The report also blamed government workers for some of the attacks on the press, saying they are responsible for 34 percent of the “violence and intimidation against journalists.”
In 2017, the majority of incidents of violence against media personnel took place in Kabul and in northern provinces — specifically Parwan, Kapisa, and Panjsher. The safest areas for journalists were in the southeastern provinces, the report said.
“Although the government’s leadership has made many commitments to protect journalists and collaborate with the media — issuing numerous decrees for protecting journalists — these official measures have failed to deliver the desired results in reducing violence against journalists,” the AJSC said.
Along with direct violence, the report cited examples of intimidation against media outlets by the Taliban and IS, leading to situations of “self-censorship.”
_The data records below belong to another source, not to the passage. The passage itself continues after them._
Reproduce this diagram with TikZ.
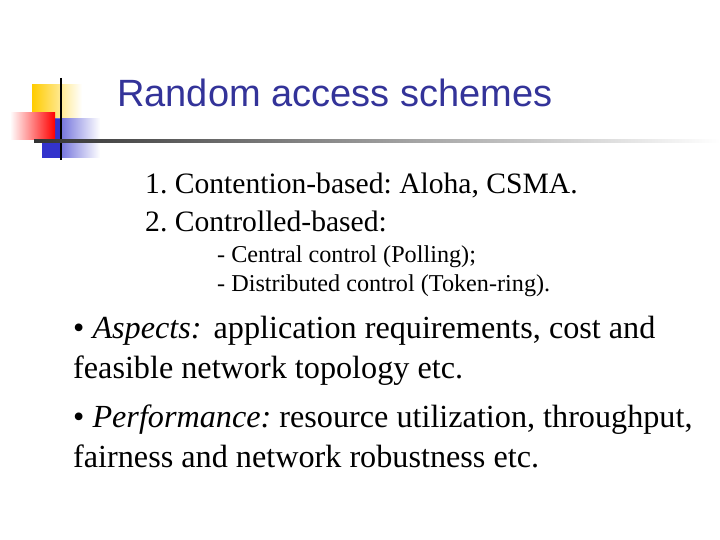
\documentclass[tikz,border=0pt]{standalone}
\usepackage{fontspec}
\setmainfont{Liberation Serif}
\newfontfamily\titlefont{Liberation Sans}
\definecolor{ttl}{RGB}{51,51,153}
\definecolor{yel}{RGB}{255,204,0}
\definecolor{blu}{RGB}{51,51,204}
\begin{document}
\frenchspacing
\begin{tikzpicture}[x=1pt,y=-1pt,
  txt/.style={anchor=base west,inner sep=0pt,font=\fontsize{29.6}{34}\selectfont},
  big/.style={anchor=base west,inner sep=0pt,font=\fontsize{32.2}{36}\selectfont},
  sub/.style={anchor=base west,inner sep=0pt,font=\fontsize{24.2}{26}\selectfont}]
\useasboundingbox (0,0) rectangle (720,540);
\shade[left color=yel,right color=white] (32,85) rectangle (82,121);
\shade[left color=blu,right color=white] (42,119) rectangle (100,158);
\fill[blu] (42,119) rectangle (60,158);
\shade[left color=white,right color=red] (10,113) rectangle (55,140);
\draw[line width=2.5pt] (61,78) -- (61,160);
\shade[left color=black!80,right color=white] (34,139.5) rectangle (720,142.5);
\node[txt,font=\titlefont\fontsize{38}{42}\selectfont,text=ttl] (t) at (117,107) {Random access schemes};
\node[txt] (a) at (145,194) {1. Contention-based: Aloha, CSMA.};
\node[txt] (b) at (145,232) {2. Controlled-based:};
\node[sub] (c) at (217,262) {- Central control (Polling);};
\node[sub] (d) at (217,291) {- Distributed control (Token-ring).};
\node[big] (e) at (73,338) {\textbullet{} \textit{Aspects:}\hspace{4pt} application requirements, cost and};
\node[big] (f) at (73,378) {feasible network topology etc.};
\node[big] (g) at (73,427) {\textbullet{} \textit{Performance:} resource utilization, throughput,};
\node[big] (h) at (73,467) {fairness and network robustness etc.};
\end{tikzpicture}
\end{document}
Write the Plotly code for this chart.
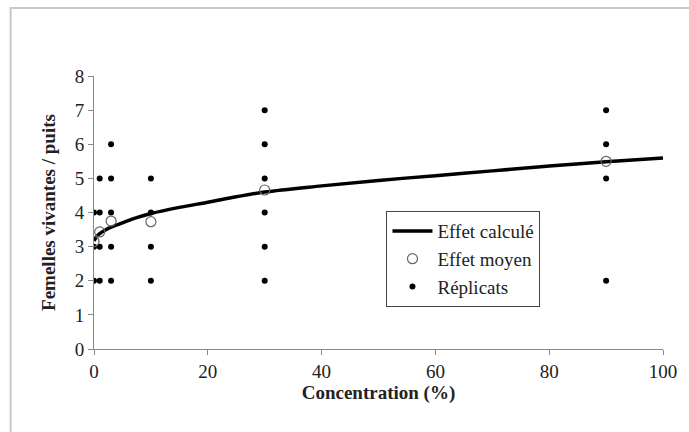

It said that in “insecure provinces” such as Ghazni, Logar, and Pakitia, the extremist groups have forced the media to avoid broadcasting and printing content that includes “female songs, music, promotional ads of security forces, and ads related to the peace process.”
In a report last month, the international Reporters Without Borders (RSF) said that 65 professional journalists, citizen-journalists, and media workers were killed across the world in 2017, representing an 18 percent decline from the 2016 figure.